Другой, критик Щеголев по фамилии (просят не смешивать с скромным историком литературы П. Е. Щеголевым!), был помоложе, да и… поскромнее. Все больше молчал, в то время как маленький, толстенький Пурис развертывался на все стороны. Когда я у Щеголева спросил, печатал ли он свои произведения, то тот почему-то смущенно отвернул лицо и пробормотал что-то неясное, но я все-таки услыхал, что «печатали».
Потом поговорили с ними хорошо о Льве Николаевиче, и оба писателя ушли очень довольные. Особенно толстячок Пурис сиял и расшаркивался, топорща свои длинные усы.
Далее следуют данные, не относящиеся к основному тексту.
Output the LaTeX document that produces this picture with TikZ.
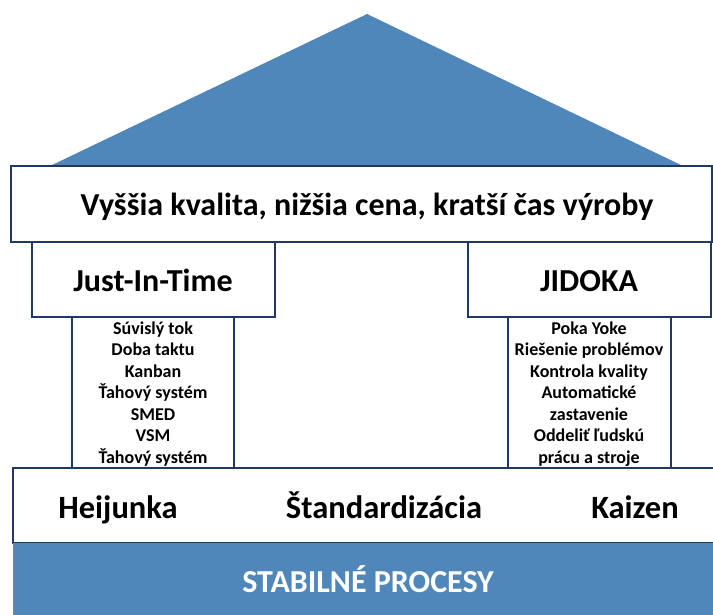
\documentclass[tikz,border=0pt]{standalone}
\usepackage{fontspec}
\setmainfont{Carlito}
\definecolor{roofblue}{RGB}{79,135,186}
\definecolor{navy}{RGB}{31,56,100}
\begin{document}
\begin{tikzpicture}[x=1pt,y=-1pt,
  boxline/.style={draw=navy,line width=1.3pt,fill=white},
  bigtxt/.style={font=\fontsize{32}{36}\selectfont\bfseries,text=black,anchor=base,inner sep=0pt},
  listtxt/.style={font=\fontsize{18}{21}\selectfont\bfseries,text=black,anchor=base,inner sep=0pt},
  basetxt/.style={font=\fontsize{32.5}{36}\selectfont\bfseries,text=black,anchor=base,inner sep=0pt}]
\useasboundingbox (0,0) rectangle (713,615);
% roof
\fill[roofblue] (50,166) -- (367,14) -- (683,166) -- cycle;
% columns
\draw[boxline] (72,317) rectangle (234,468);
\draw[boxline] (508,317) rectangle (671,468);
% top beam
\draw[boxline] (11,166) rectangle (712,242);
\node[bigtxt] (goal) at (367,216) {Vyššia kvalita, nižšia cena, kratší čas výroby};
% pillar heads
\draw[boxline] (32,242) rectangle (275,317);
\node[bigtxt] (jit) at (153,291) {Just-In-Time};
\draw[boxline] (468,242) rectangle (711,317);
\node[bigtxt] (jidoka) at (589,291) {JIDOKA};
% lists
\foreach \t [count=\i from 0] in {Súvislý tok,Doba taktu,Kanban,Ťahový systém,SMED,VSM,Ťahový systém}
  \node[listtxt] (jitl\i) at (153,{334+21.5*\i}) {\t};
\foreach \t [count=\i from 0] in {Poka Yoke,Riešenie problémov,Kontrola kvality,Automatické,zastavenie,Oddeliť ľudskú,prácu a stroje}
  \node[listtxt] (jidl\i) at (589,{334+21.5*\i}) {\t};
% base
\draw[boxline] (13,468) rectangle (714,543);
\node[basetxt] (hei) at (118,518) {Heijunka};
\node[basetxt] (std) at (384,518) {Štandardizácia};
\node[basetxt] (kai) at (635,518) {Kaizen};
\fill[roofblue] (13,543) rectangle (714,616);
\draw[navy!60,line width=0.8pt] (13,543) -- (13,616);
\node[bigtxt,text=white] (stab) at (368,592) {STABILNÉ PROCESY};
\end{tikzpicture}
\end{document}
А вот и гость иного рода: старый друг и брат Толя Радынский, 22 июля 1910 года подписавший, не читая, по желанию Черткова, тайное, лесное завещание Льва Николаевича, в качестве третьего свидетеля, как «сын подполковника Анатолий Дионисиевич Радынский». Бывший юнкер и «отказавшийся». Идеалист и искатель, чистейшего сердца и нежнейшей души, какую только можно себе представить у мужчины. Красневший при каждой, хоть чуть-чуть отдающей грубостью и вульгарностью шутке. Кудрявый блондин с голубыми глазами и с правильными чертами миловидного, задумчивого лица.